:: WHAT IS ASKED ::
Take each line that has the word "this" and return it.

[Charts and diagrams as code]
******************************

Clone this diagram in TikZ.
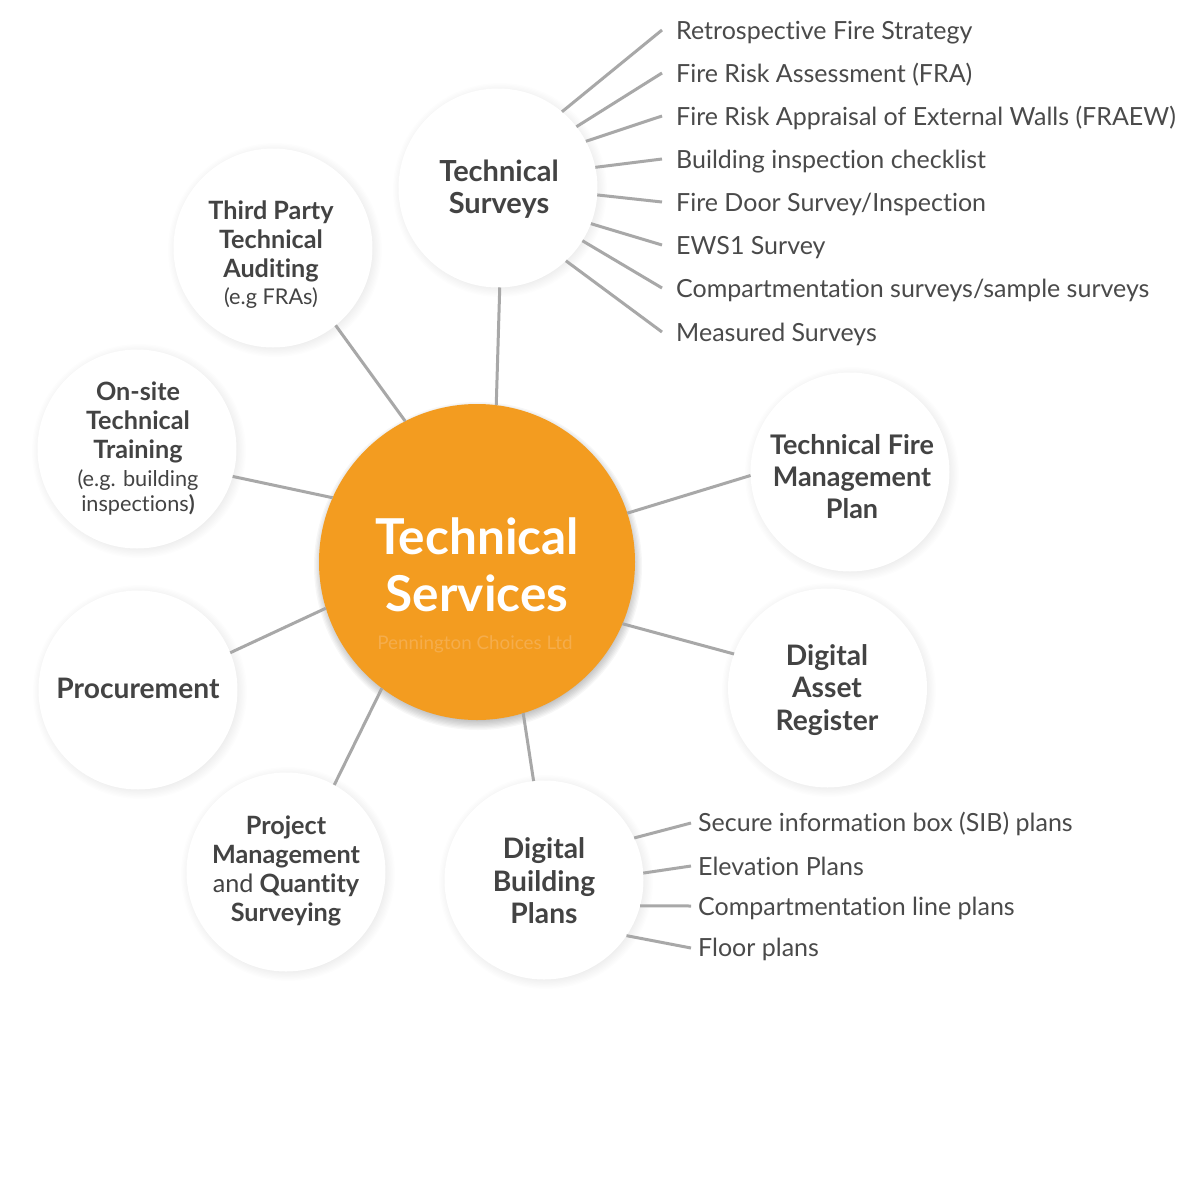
\documentclass[tikz,border=0pt]{standalone}
\usepackage{fontspec}
\setmainfont{Lato}[Ligatures=NoCommon]
\definecolor{orangec}{HTML}{F39C20}
\definecolor{inkc}{HTML}{434343}
\definecolor{leafc}{HTML}{4A4A4A}
\definecolor{linec}{HTML}{A8A8A8}
\definecolor{markc}{HTML}{F5AD4C}
\newcommand{\softshade}[4]{%
  \foreach \k in {0,...,7}{
    \fill[black,fill opacity=#4] (#1,#2) circle[radius=#3+8-\k*1.3];
  }}
\newcommand{\subtxt}{\fontsize{21.7}{25}\selectfont\mdseries}
\tikzset{
  x=1pt,y=-1pt,
  sat/.style={circle,fill=white,minimum size=199pt,inner sep=0pt,outer sep=0pt},
  hub/.style={circle,fill=orangec,minimum size=316pt,inner sep=0pt,outer sep=0pt},
  head/.style={align=center,text=inkc,font=\fontsize{28.2}{32.4}\selectfont\bfseries,inner sep=0pt},
  headb/.style={align=center,text=inkc,font=\fontsize{25.2}{29}\selectfont\bfseries,inner sep=0pt},
  leaf/.style={anchor=west,text=leafc,font=\fontsize{25}{30}\selectfont,inner sep=0pt},
  conn/.style={draw=linec,line width=3pt},
}
\begin{document}
\begin{tikzpicture}
\useasboundingbox[fill=white] (0,0) rectangle (1200,1200);
% soft shadows
\softshade{500}{190}{99}{.009}
\softshade{275}{250}{99}{.009}
\softshade{139}{451}{99}{.009}
\softshade{140}{692}{99}{.009}
\softshade{288}{874}{99}{.009}
\softshade{546}{882}{99}{.009}
\softshade{829}{690}{99}{.009}
\softshade{852}{474}{99}{.009}
\softshade{478}{566}{156}{.03}
% circles
\node[hub] (c) at (477,562) {};
\node[sat] (ts) at (498,188) {};
\node[sat] (tp) at (273,248) {};
\node[sat] (os) at (137,449) {};
\node[sat] (pr) at (138,690) {};
\node[sat] (pm) at (286,872) {};
\node[sat] (db) at (544,880) {};
\node[sat] (da) at (827.5,688) {};
\node[sat] (tf) at (850,472) {};
% hub labels
\node[align=center,text=white,inner sep=0pt,font=\fontsize{49.5}{57}\selectfont\bfseries] (ctext) at (477,565) {Technical\\Services};
\node[text=markc,inner sep=0pt,font=\fontsize{18.8}{24}\selectfont] (cmark) at (475,644) {Pennington Choices Ltd};
% satellite labels
\node[head,font=\fontsize{29}{32.5}\selectfont\bfseries] (tst) at (499,189) {Technical\\Surveys};
\node[headb] (tpt) at (271,255) {Third Party\\Technical\\Auditing\\[-2pt]{\subtxt (e.g FRAs)}};
\node[headb] (ost) at (138,448.5) {On-site\\Technical\\Training\\[-1pt]{\subtxt (e.g. building}\\[-4pt]{\subtxt inspections}{\fontsize{21.7}{25}\selectfont)}};
\node[head] (prt) at (138,688) {Procurement};
\node[headb] (pmt) at (286,871) {Project\\Management\\{\mdseries and} Quantity\\Surveying};
\node[head] (dbt) at (544,881) {Digital\\Building\\Plans};
\node[head] (dat) at (827,690) {Digital\\Asset\\Register};
\node[head,font=\fontsize{27}{31.6}\selectfont\bfseries] (tft) at (852,476.5) {Technical Fire\\Management\\Plan};
% leaf labels
\node[leaf] (l1) at (676,32.5) {Retrospective Fire Strategy};
\node[leaf] (l2) at (676,74.5) {Fire Risk Assessment (FRA)};
\node[leaf] (l3) at (676,117.5) {Fire Risk Appraisal of External Walls (FRAEW)};
\node[leaf] (l4) at (676,161.5) {Building inspection checklist};
\node[leaf] (l5) at (676,204.5) {Fire Door Survey/Inspection};
\node[leaf] (l6) at (676,247.5) {EWS1 Survey};
\node[leaf] (l7) at (676,290.5) {Compartmentation surveys/sample surveys};
\node[leaf] (l8) at (676,334.5) {Measured Surveys};
\node[leaf] (p1) at (698,823.5) {Secure information box (SIB) plans};
\node[leaf] (p2) at (698,866) {Elevation Plans};
\node[leaf] (p3) at (698,908.5) {Compartmentation line plans};
\node[leaf] (p4) at (698,949.5) {Floor plans};
% free ends
\coordinate (e1) at (662,30);
\coordinate (e2) at (662,73);
\coordinate (e3) at (662,116);
\coordinate (e4) at (662,159);
\coordinate (e5) at (662,202);
\coordinate (e6) at (662,245);
\coordinate (e7) at (662,288);
\coordinate (e8) at (662,332);
\coordinate (f1) at (691,823);
\coordinate (f2) at (691,866);
\coordinate (f3) at (691,906);
\coordinate (f4) at (691,948);
% hub connectors
\draw[conn] (ts.-89.5) -- (c.83.5);
\draw[conn] (tp.-51) -- (c.117.3);
\draw[conn] (os.-16.8) -- (c.156.7);
\draw[conn] (pr.22.1) -- (c.197.5);
\draw[conn] (pm.61) -- (c.233.8);
\draw[conn] (db.96.3) -- (c.-73.4);
\draw[conn] (da.160) -- (c.-23);
\draw[conn] (tf.182.8) -- (c.18.1);
% leaf connectors
\draw[conn] (ts.50.6) -- (e1);
\draw[conn] (ts.38.9) -- (e2);
\draw[conn] (ts.28) -- (e3);
\draw[conn] (ts.12.5) -- (e4);
\draw[conn] (ts.-4.1) -- (e5);
\draw[conn] (ts.-21.2) -- (e6);
\draw[conn] (ts.-32.3) -- (e7);
\draw[conn] (ts.-47) -- (e8);
\draw[conn] (db.25) -- (f1);
\draw[conn] (db.4) -- (f2);
\draw[conn] (db.-15.7) -- (f3);
\draw[conn] (db.-34.7) -- (f4);
\end{tikzpicture}
\end{document}
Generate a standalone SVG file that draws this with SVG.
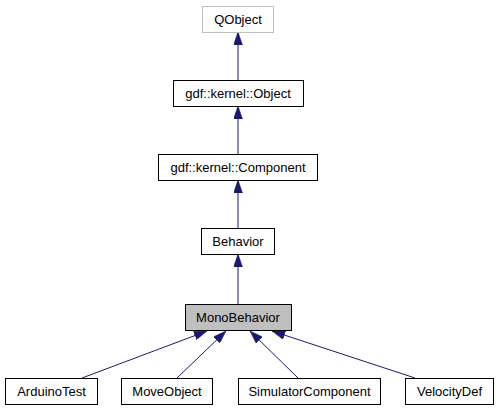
<svg xmlns="http://www.w3.org/2000/svg" width="502" height="411" viewBox="0 0 502 411">
<style>
.n rect{fill:#fff;stroke:#000;stroke-width:1}
.n text{font-family:"Liberation Sans",Arial,sans-serif;font-size:13px;text-anchor:middle;fill:#000}
.e path{fill:none;stroke:#191970;stroke-width:1}
</style>
<defs>
<marker id="a" viewBox="0 0 13 9" refX="13" refY="4.5" markerUnits="userSpaceOnUse" markerWidth="13" markerHeight="9" orient="auto">
<path d="M0,0 L13,4.5 L0,9 z" fill="#191970" stroke="#191970" stroke-width="0.5"/>
</marker>
</defs>
<rect width="502" height="411" fill="#fff"/>
<g class="e">
<path d="M238,80 L238,32" marker-end="url(#a)"/>
<path d="M238,154 L238,106" marker-end="url(#a)"/>
<path d="M238,228 L238,180" marker-end="url(#a)"/>
<path d="M238,304 L238,254" marker-end="url(#a)"/>
<path d="M82,378 L207,331" marker-end="url(#a)"/>
<path d="M177,378 L226,331" marker-end="url(#a)"/>
<path d="M298,378 L250,331" marker-end="url(#a)"/>
<path d="M415,378 L272,331" marker-end="url(#a)"/>
</g>
<g id="qobject" class="n"><rect x="202.5" y="6.5" width="71" height="26" style="stroke:#bfbfbf"/><text x="238" y="24">QObject</text></g>
<g id="object" class="n"><rect x="173.5" y="80.5" width="130" height="26"/><text x="238" y="98">gdf::kernel::Object</text></g>
<g id="component" class="n"><rect x="158.5" y="154.5" width="159" height="26"/><text x="238" y="172">gdf::kernel::Component</text></g>
<g id="behavior" class="n"><rect x="201.5" y="228.5" width="73" height="26"/><text x="238" y="246">Behavior</text></g>
<g id="monobehavior" class="n"><rect x="185.5" y="304.5" width="106" height="26" style="fill:#bfbfbf"/><text x="238" y="322">MonoBehavior</text></g>
<g id="arduinotest" class="n"><rect x="5.5" y="378.5" width="92" height="26"/><text x="51.5" y="396">ArduinoTest</text></g>
<g id="moveobject" class="n"><rect x="121.5" y="378.5" width="91" height="26"/><text x="167" y="396">MoveObject</text></g>
<g id="simulatorcomponent" class="n"><rect x="238.5" y="378.5" width="142" height="26"/><text x="309.5" y="396">SimulatorComponent</text></g>
<g id="velocitydef" class="n"><rect x="405.5" y="378.5" width="88" height="26"/><text x="449.5" y="396">VelocityDef</text></g>
</svg>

******************************

:: COMPLETED EXERCISE ::
Clone this diagram in TikZ.
Generate a standalone SVG file that draws this with SVG.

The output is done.